- What is being asked:
Search the material for the word "matplotlib" and report each line where it turns up.

- Input data:
:::::

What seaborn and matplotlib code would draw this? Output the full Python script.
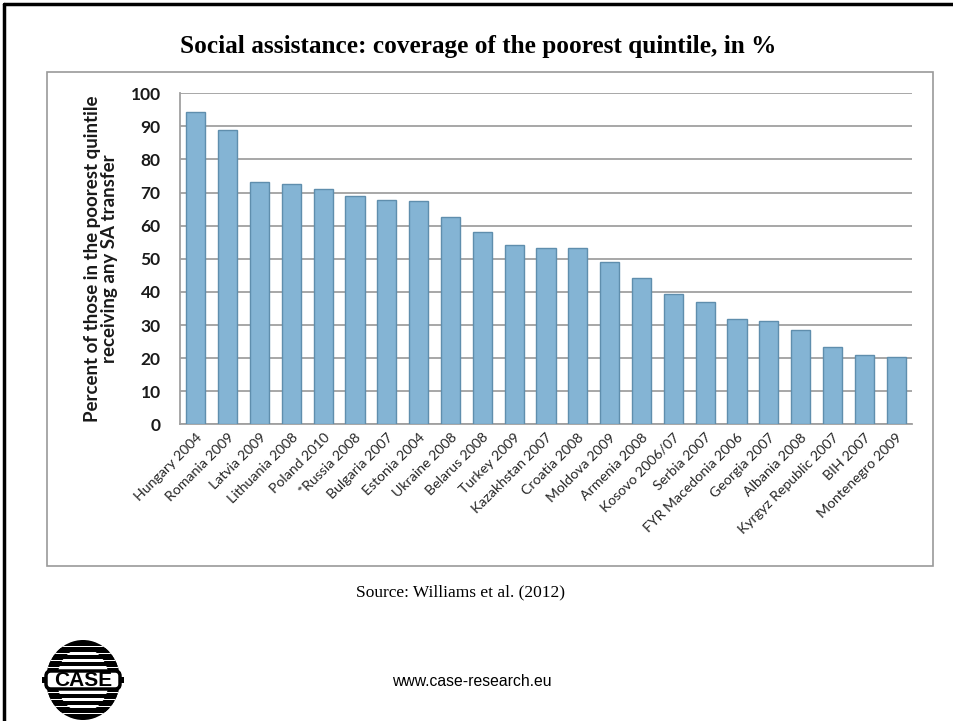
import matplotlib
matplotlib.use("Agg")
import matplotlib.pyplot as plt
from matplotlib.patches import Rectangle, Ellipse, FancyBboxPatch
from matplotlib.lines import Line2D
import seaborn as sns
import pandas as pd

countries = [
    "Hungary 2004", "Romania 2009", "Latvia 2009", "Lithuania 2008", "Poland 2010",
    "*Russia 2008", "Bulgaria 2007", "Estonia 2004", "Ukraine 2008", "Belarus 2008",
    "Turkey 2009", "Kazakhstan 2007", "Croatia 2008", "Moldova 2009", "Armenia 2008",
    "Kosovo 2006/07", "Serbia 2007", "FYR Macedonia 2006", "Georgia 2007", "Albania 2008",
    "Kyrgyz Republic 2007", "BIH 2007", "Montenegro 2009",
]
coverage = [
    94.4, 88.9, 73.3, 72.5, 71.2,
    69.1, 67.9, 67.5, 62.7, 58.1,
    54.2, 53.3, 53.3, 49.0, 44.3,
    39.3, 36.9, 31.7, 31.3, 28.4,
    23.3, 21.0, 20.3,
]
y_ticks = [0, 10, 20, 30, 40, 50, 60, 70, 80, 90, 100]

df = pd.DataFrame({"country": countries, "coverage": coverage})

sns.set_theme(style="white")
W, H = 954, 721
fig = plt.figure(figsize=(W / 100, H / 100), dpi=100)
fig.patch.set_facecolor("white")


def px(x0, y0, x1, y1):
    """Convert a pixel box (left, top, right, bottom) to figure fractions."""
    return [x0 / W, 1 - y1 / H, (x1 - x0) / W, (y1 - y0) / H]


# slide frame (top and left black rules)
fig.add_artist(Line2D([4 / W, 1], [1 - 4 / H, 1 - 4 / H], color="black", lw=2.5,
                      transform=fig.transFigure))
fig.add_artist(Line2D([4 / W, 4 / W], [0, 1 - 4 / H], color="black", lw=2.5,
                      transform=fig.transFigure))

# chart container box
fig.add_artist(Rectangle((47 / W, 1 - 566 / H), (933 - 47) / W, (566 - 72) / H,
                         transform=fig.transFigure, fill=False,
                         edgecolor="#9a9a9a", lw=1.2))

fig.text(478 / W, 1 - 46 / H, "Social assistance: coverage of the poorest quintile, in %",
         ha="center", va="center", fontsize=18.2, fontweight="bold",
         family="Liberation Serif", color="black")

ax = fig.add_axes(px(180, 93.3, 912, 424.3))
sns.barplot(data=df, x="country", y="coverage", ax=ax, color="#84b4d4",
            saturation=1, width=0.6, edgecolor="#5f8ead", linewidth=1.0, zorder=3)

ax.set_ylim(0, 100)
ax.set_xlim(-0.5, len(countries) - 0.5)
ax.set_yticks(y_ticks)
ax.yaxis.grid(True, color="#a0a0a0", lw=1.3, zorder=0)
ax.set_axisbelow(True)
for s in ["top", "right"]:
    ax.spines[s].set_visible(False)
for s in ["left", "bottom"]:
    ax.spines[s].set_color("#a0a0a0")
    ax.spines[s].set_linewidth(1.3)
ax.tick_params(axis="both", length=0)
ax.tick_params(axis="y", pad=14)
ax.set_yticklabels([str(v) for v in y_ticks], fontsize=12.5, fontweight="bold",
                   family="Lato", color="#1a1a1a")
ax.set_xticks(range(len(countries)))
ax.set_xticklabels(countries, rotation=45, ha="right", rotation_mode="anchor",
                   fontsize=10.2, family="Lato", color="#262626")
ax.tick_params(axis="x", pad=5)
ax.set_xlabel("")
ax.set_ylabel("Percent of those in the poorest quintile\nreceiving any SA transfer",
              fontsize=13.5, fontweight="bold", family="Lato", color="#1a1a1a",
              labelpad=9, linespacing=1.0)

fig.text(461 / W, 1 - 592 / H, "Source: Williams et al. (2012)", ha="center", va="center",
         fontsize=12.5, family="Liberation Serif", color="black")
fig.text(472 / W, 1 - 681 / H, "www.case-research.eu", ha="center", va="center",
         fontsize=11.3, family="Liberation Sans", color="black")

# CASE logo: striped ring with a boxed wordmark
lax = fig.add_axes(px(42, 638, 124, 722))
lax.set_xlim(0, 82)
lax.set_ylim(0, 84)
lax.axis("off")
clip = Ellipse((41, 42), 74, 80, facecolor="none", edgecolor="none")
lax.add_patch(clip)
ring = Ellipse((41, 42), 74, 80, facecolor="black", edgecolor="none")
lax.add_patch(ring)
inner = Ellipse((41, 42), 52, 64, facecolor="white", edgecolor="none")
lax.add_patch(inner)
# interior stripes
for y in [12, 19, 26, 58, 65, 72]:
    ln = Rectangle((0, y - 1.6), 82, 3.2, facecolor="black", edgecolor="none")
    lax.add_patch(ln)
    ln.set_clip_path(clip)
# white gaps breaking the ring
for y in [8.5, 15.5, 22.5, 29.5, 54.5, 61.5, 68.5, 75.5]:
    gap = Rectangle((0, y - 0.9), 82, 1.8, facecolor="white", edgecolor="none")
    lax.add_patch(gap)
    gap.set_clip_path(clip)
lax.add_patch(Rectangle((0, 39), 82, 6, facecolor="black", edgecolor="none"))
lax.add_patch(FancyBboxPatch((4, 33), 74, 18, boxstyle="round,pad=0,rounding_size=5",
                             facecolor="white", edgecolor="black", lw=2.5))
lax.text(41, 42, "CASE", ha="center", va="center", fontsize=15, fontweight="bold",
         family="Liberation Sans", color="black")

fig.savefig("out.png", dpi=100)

:::::

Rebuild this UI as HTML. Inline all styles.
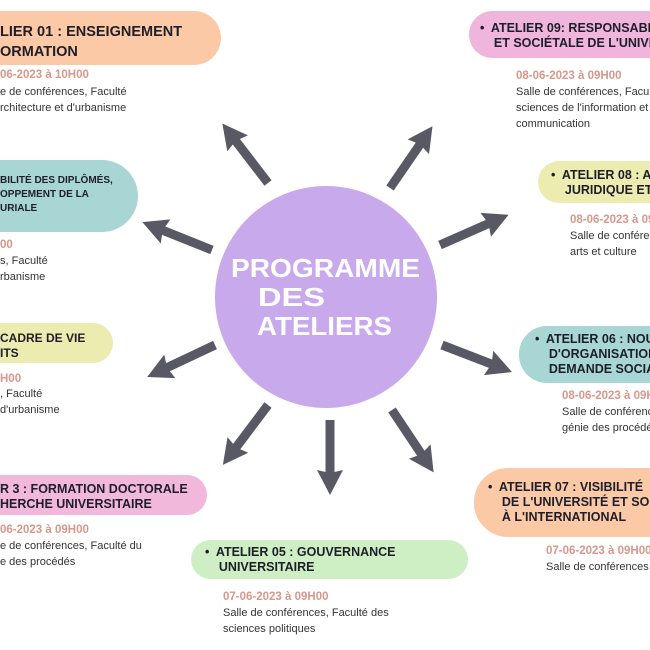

:::::

- Worked answer:
What seaborn and matplotlib code would draw this? Output the full Python script.
import matplotlib
matplotlib.use("Agg")
import matplotlib.pyplot as plt
from matplotlib.patches import Rectangle, Ellipse, FancyBboxPatch
from matplotlib.lines import Line2D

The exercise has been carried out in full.